I really enjoyed Ends of the Earth.  It seemed just the right size, taking around an hour and half to see everything. But what really grabbed me were the early Land Art practitioners from Fluxus – as this show presented them – that I also found inspirational, particularly one piece by Mieko Shiomi.

Mieko Shiomi conducted several experiments with poetry and space, which is to say they take place in the form of sound. This sound piece, “A Celestial Tune for 108 Marbles” for example mirrored a Japanese Buddhist form of composition, in this case placing marbles on piano strings and then playing the piano.

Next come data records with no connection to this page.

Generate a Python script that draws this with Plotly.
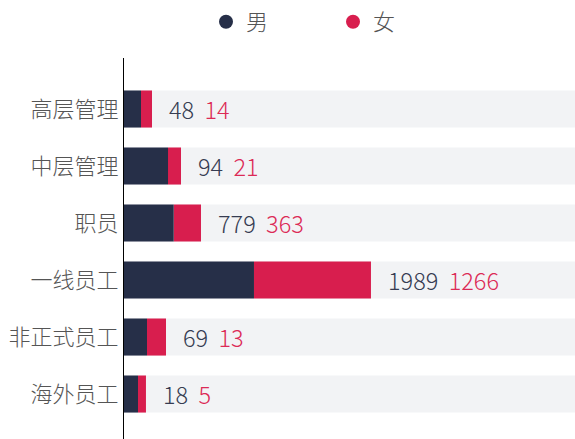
import plotly.graph_objects as go

# ---- data ----
categories = ["高层管理", "中层管理", "职员", "一线员工", "非正式员工", "海外员工"]
male_count = [48, 94, 779, 1989, 69, 18]
female_count = [14, 21, 363, 1266, 13, 5]
# bar lengths as drawn (share of the full track, in %)
male_bar = [3.77, 9.76, 11.02, 28.82, 5.10, 3.10]
female_bar = [2.44, 2.88, 6.05, 25.94, 4.21, 1.77]
track_max = 100
series_names = ["男", "女"]

MALE_C = "#262f48"
FEMALE_C = "#d81e4e"
TRACK_C = "#f2f3f5"
MALE_TXT = "#363c52"
FEMALE_TXT = "#dc2a56"
FONT = "Noto Sans CJK SC"

fig = go.Figure()

fig.add_trace(go.Bar(
    y=categories, x=[track_max] * len(categories), orientation="h",
    marker=dict(color=TRACK_C, line=dict(width=0)), showlegend=False, hoverinfo="skip"))
fig.add_trace(go.Bar(
    y=categories, x=female_bar, base=male_bar, orientation="h",
    marker=dict(color=FEMALE_C, line=dict(width=0)), showlegend=False, name=series_names[1],
    legendgroup="f"))
fig.add_trace(go.Bar(
    y=categories, x=male_bar, orientation="h",
    marker=dict(color=MALE_C, line=dict(width=0)), showlegend=False, name=series_names[0],
    legendgroup="m"))

# legend entries (circle markers)
fig.add_trace(go.Scatter(x=[None], y=[None], mode="markers", name=series_names[0],
                         marker=dict(size=14, color=MALE_C), legendgroup="m"))
fig.add_trace(go.Scatter(x=[None], y=[None], mode="markers", name=series_names[1],
                         marker=dict(size=14, color=FEMALE_C), legendgroup="f"))

for cat, m, f, mc, fc in zip(categories, male_bar, female_bar, male_count, female_count):
    fig.add_annotation(
        x=m + f, y=cat, xref="x", yref="y", xanchor="left", yanchor="middle",
        xshift=15, showarrow=False,
        text=f"<span style='color:{MALE_TXT}'>{mc}</span>&nbsp;&nbsp;"
             f"<span style='color:{FEMALE_TXT}'>{fc}</span>",
        font=dict(family=FONT, size=23.5, weight=300))

fig.update_layout(
    width=575, height=439,
    margin=dict(l=124, r=0, t=58, b=0, autoexpand=False),
    paper_bgcolor="white", plot_bgcolor="white",
    barmode="overlay", bargap=0.35,
    font=dict(family=FONT, size=21, color="#555555", weight=300),
    legend=dict(orientation="h", xref="container", yref="container",
                x=206 / 575, xanchor="left", y=1 - 22 / 439, yanchor="middle",
                entrywidth=82, font=dict(size=22, color="#555555", family=FONT, weight=300),
                bgcolor="rgba(0,0,0,0)"),
    showlegend=True,
)
fig.update_xaxes(range=[0, track_max], visible=False, fixedrange=True, automargin=False)
fig.update_yaxes(type="category", categoryorder="array", categoryarray=categories,
                 range=[5.789, -0.895], showline=True, linecolor="#000000", linewidth=1,
                 showgrid=False, zeroline=False, ticks="", ticklabelstandoff=0,
                 automargin=False,
                 tickfont=dict(size=22, color="#555555", family=FONT, weight=300))

fig.write_html(
    "out.html",
    config={"displayModeBar": False},
    post_script="document.body.style.margin='0';document.body.style.overflow='hidden';",
)
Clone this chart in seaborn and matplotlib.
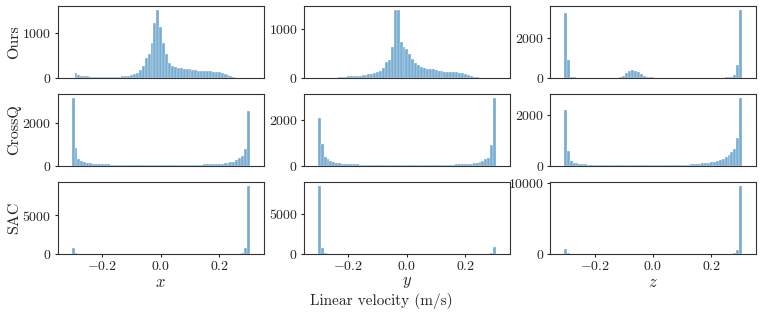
import numpy as np
import matplotlib.pyplot as plt
import matplotlib.ticker as mticker
import seaborn as sns

# Bin centres of the velocity histograms (m/s), one bin every 0.01
bin_centers = np.round(np.arange(-0.30, 0.3001, 0.01), 2)

# Counts per bin (61 bins, from -0.30 to 0.30)
ours_x = [0, 110, 70, 45, 35, 30, 25, 22, 20, 20,
          22, 25, 25, 22, 22, 25, 28, 32, 38, 45,
          55, 80, 110, 180, 270, 430, 540, 770, 1220, 1520,
          1130, 770, 540, 340, 270, 240, 225, 215, 205, 200,
          190, 180, 170, 160, 155, 150, 145, 140, 135, 130,
          120, 105, 90, 70, 50, 20, 0, 0, 0, 0, 0]
ours_y = [0, 0, 0, 0, 0, 0, 0, 10, 15, 25,
          30, 35, 40, 40, 45, 50, 60, 70, 80, 100,
          120, 150, 210, 320, 360, 640, 1410, 1410, 740, 640,
          590, 500, 380, 310, 270, 230, 200, 180, 175, 190,
          160, 140, 130, 128, 125, 120, 115, 110, 100, 90,
          75, 55, 35, 20, 10, 0, 0, 0, 0, 0, 0]
ours_z = [3260, 900, 60, 20, 5, 5, 5, 5, 5, 5,
          5, 5, 5, 5, 5, 5, 5, 5, 5, 20,
          100, 250, 340, 370, 360, 300, 200, 110, 50, 25,
          15, 10, 10, 10, 10, 10, 10, 10, 10, 10,
          10, 10, 10, 10, 10, 10, 10, 10, 10, 10,
          10, 10, 10, 10, 10, 20, 30, 60, 150, 650, 3420]

crossq_x = [3190, 815, 300, 230, 180, 150, 125, 110, 100, 90,
            80, 75, 70, 65, 60, 55, 52, 50, 48, 46,
            45, 44, 43, 42, 42, 42, 42, 42, 42, 42,
            42, 42, 43, 43, 44, 45, 46, 47, 48, 50,
            52, 55, 58, 62, 66, 70, 75, 80, 85, 92,
            100, 110, 125, 140, 160, 200, 260, 350, 460, 770, 2570]
crossq_y = [2070, 930, 390, 290, 215, 180, 140, 110, 95, 85,
            78, 72, 66, 62, 58, 55, 50, 50, 50, 50,
            50, 50, 50, 50, 50, 50, 50, 50, 50, 50,
            50, 50, 50, 50, 50, 50, 50, 50, 50, 50,
            50, 50, 50, 50, 50, 55, 58, 62, 66, 72,
            80, 90, 100, 120, 145, 180, 215, 290, 330, 890, 2960]
crossq_z = [2190, 600, 190, 130, 95, 80, 70, 62, 55, 50,
            40, 40, 40, 40, 40, 40, 40, 40, 40, 40,
            40, 40, 40, 40, 40, 40, 40, 40, 40, 40,
            40, 40, 40, 40, 40, 40, 40, 40, 40, 40,
            45, 50, 55, 60, 68, 75, 85, 95, 110, 125,
            145, 170, 200, 240, 290, 350, 420, 550, 650, 1100, 2670]

sac_x = [810, 200, 30, 5, 0, 0, 0, 0, 0, 0,
         0, 0, 0, 0, 0, 0, 0, 0, 0, 0,
         0, 0, 0, 0, 0, 0, 0, 0, 0, 0,
         0, 0, 0, 0, 0, 0, 0, 0, 0, 0,
         0, 0, 0, 0, 0, 0, 0, 0, 0, 0,
         0, 0, 0, 0, 0, 5, 20, 60, 200, 730, 8790]
sac_y = [8420, 780, 150, 50, 10, 0, 0, 0, 0, 0,
         0, 0, 0, 0, 0, 0, 0, 0, 0, 0,
         0, 0, 0, 0, 0, 0, 0, 0, 0, 0,
         0, 0, 0, 0, 0, 0, 0, 0, 0, 0,
         0, 0, 0, 0, 0, 0, 0, 0, 0, 0,
         0, 0, 0, 0, 0, 0, 0, 20, 60, 150, 900]
sac_z = [700, 150, 20, 0, 0, 0, 0, 0, 0, 0,
         0, 0, 0, 0, 0, 0, 0, 0, 0, 0,
         0, 0, 0, 0, 0, 0, 0, 0, 0, 0,
         0, 0, 0, 0, 0, 0, 0, 0, 0, 0,
         0, 0, 0, 0, 0, 0, 0, 0, 0, 0,
         0, 0, 0, 0, 0, 0, 5, 30, 100, 550, 9560]

methods = ['Ours', 'CrossQ', 'SAC']
axes_names = ['$x$', '$y$', '$z$']
counts = [[ours_x, ours_y, ours_z],
          [crossq_x, crossq_y, crossq_z],
          [sac_x, sac_y, sac_z]]

sns.set_style('ticks')
plt.rcParams['font.family'] = 'serif'
plt.rcParams['font.serif'] = ['cmr10']
plt.rcParams['mathtext.fontset'] = 'cm'
plt.rcParams['axes.formatter.use_mathtext'] = True
plt.rcParams['font.size'] = 10
plt.rcParams['xtick.major.size'] = 2.5
plt.rcParams['ytick.major.size'] = 2.5
plt.rcParams['xtick.major.pad'] = 2
plt.rcParams['ytick.major.pad'] = 2

fig, axes = plt.subplots(3, 3, figsize=(7.62, 3.22), dpi=100, sharex=True)
fig.subplots_adjust(left=0.076, right=0.992, top=0.981, bottom=0.211,
                    wspace=0.196, hspace=0.23)

for i, method in enumerate(methods):
    for j, name in enumerate(axes_names):
        ax = axes[i, j]
        sns.histplot(x=bin_centers, weights=counts[i][j], binwidth=0.01,
                     binrange=(-0.305, 0.305), color='#1f77b4', alpha=0.6, ax=ax)
        ax.set_xlim(-0.352, 0.352)
        # only two y ticks per panel, like the original
        ax.yaxis.set_major_locator(mticker.MaxNLocator(nbins=2, steps=[1, 2, 5, 10]))
        ax.set_ylabel(method if j == 0 else '', fontsize=11.5)
        ax.yaxis.set_label_coords(-0.18, 0.5)
        if i == 2:
            ax.set_xlabel(name, fontsize=12, labelpad=1)
        else:
            ax.set_xlabel('')
            ax.tick_params(axis='x', bottom=False)
        for s in ax.spines.values():
            s.set_color('#333333')

fig.supxlabel('Linear velocity (m/s)', fontsize=11, y=0.04)
plt.savefig('out.png')
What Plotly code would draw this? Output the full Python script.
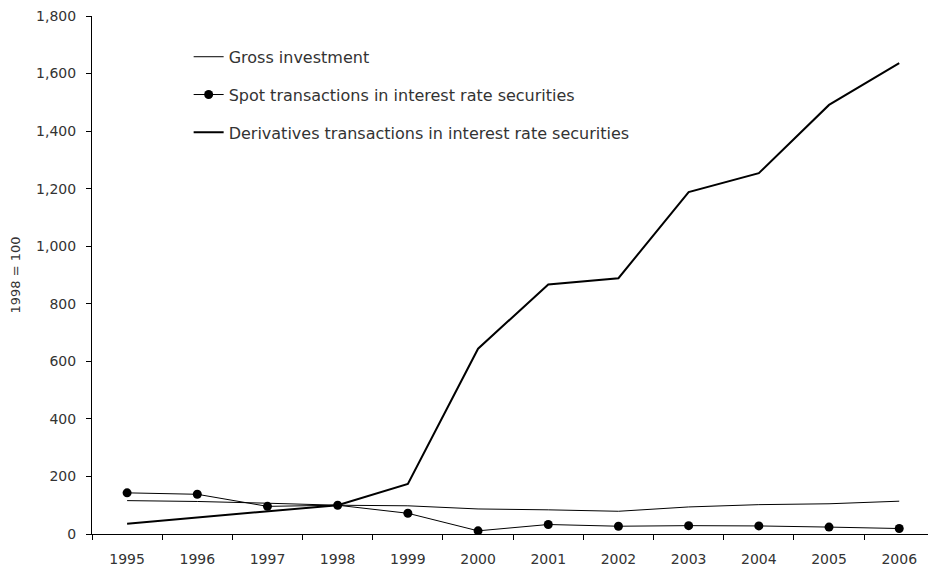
import plotly.graph_objects as go

years = ["1995", "1996", "1997", "1998", "1999", "2000", "2001", "2002", "2003", "2004", "2005", "2006"]
gross_investment = [116, 113, 107, 100, 98, 87, 84, 79, 94, 102, 105, 114]
spot_transactions = [143, 138, 96, 100, 72, 11, 33, 27, 29, 28, 24, 19]
derivatives_transactions = [36, 57, 79, 100, 174, 644, 867, 889, 1188, 1254, 1491, 1636]

FONT = "DejaVu Sans"

fig = go.Figure()
fig.add_trace(go.Scatter(x=years, y=gross_investment, mode="lines", name="Gross investment",
                         line=dict(color="black", width=1), legendgroup="a"))
fig.add_trace(go.Scatter(x=years, y=spot_transactions, mode="lines+markers",
                         name="Spot transactions in interest rate securities",
                         line=dict(color="black", width=1), marker=dict(color="black", size=9),
                         legendgroup="b"))
fig.add_trace(go.Scatter(x=years, y=derivatives_transactions, mode="lines",
                         name="Derivatives transactions in interest rate securities",
                         line=dict(color="black", width=2), legendgroup="c"))

fig.update_layout(
    width=928, height=572,
    margin=dict(l=92, r=0, t=16, b=38),
    paper_bgcolor="white", plot_bgcolor="white",
    font=dict(family=FONT, size=14, color="#333333"),
    showlegend=True,
    legend=dict(x=0.1156, y=0.954, xanchor="left", yanchor="top", bgcolor="rgba(0,0,0,0)",
                font=dict(size=16, color="#333333"), tracegroupgap=14),
    xaxis=dict(type="category", range=[-0.5, 11.41], tickson="boundaries", ticks="outside",
               ticklen=5, tickcolor="black", showline=True, linecolor="black", linewidth=1,
               showgrid=False, zeroline=False, tickfont=dict(size=14), automargin=False,
               ticklabelstandoff=12),
    yaxis=dict(range=[0, 1800], dtick=200, tickformat=",", ticks="outside", ticklen=5,
               tickcolor="black", showline=True, linecolor="black", linewidth=1,
               showgrid=False, zeroline=False, automargin=False, ticklabelstandoff=7,
               title=dict(text="1998 = 100", font=dict(size=13), standoff=12),
               tickfont=dict(size=14)),
)

fig.write_html("out.html", config={"displayModeBar": False},
               post_script="document.body.style.margin='0';document.body.style.padding='0';")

Ends of the Earth: Land Art to 1974 featured one “object-poem¨ of hers: instructions she had sent to friends around the world, performed and then marked with a pin on a small map, with a brief description of each activity. It was nearly impossible to read the poem, but the concept, could nevertheless be perceived. (I also think I saw this once before at that huge American Art show that the Whitney did like ten years ago. Then it didn’t interest me as much. I don’t think Fluxus really interested me either. I can’t remember what I liked then. Paintings? Novels? Movies? Theater.)

The work does a lot  for me at once. On one hand, it’s hyperbolic and I like that. I once heard Kit Robinson explain his poetics via MAD magazine; that’s pretty much where I’\m at in aesthetic terms. And despite the sometimes ultra-seriousness of Fluxus, I detect some play going on here. The actions could have been personal, given that Shiomi knew the recipients of her instructions. Instead it feels like man-behind-the-curtain type stuff. The actions while mockingly grandiose are at once meaningless and meaningful. The “object-poem” also works to accentuate the plane or horizon-line of literature – that usually is by definition, perceptible. All that cannot be read is not part of the work (except maybe for erasures).

(Patricia Johnson’s piece also on display brought this up. She painted a track with colors and then explained it as an examination of the plane of sight in art. You could argue books like Ulysses and Gravity’s Rainbow are working with the same set of principles I suppose.)

After the guard reprimanded me for trying to take a picture (even though I was just writing down her name so I wouldn’t forget) I looked her up, hoping to find more of her works.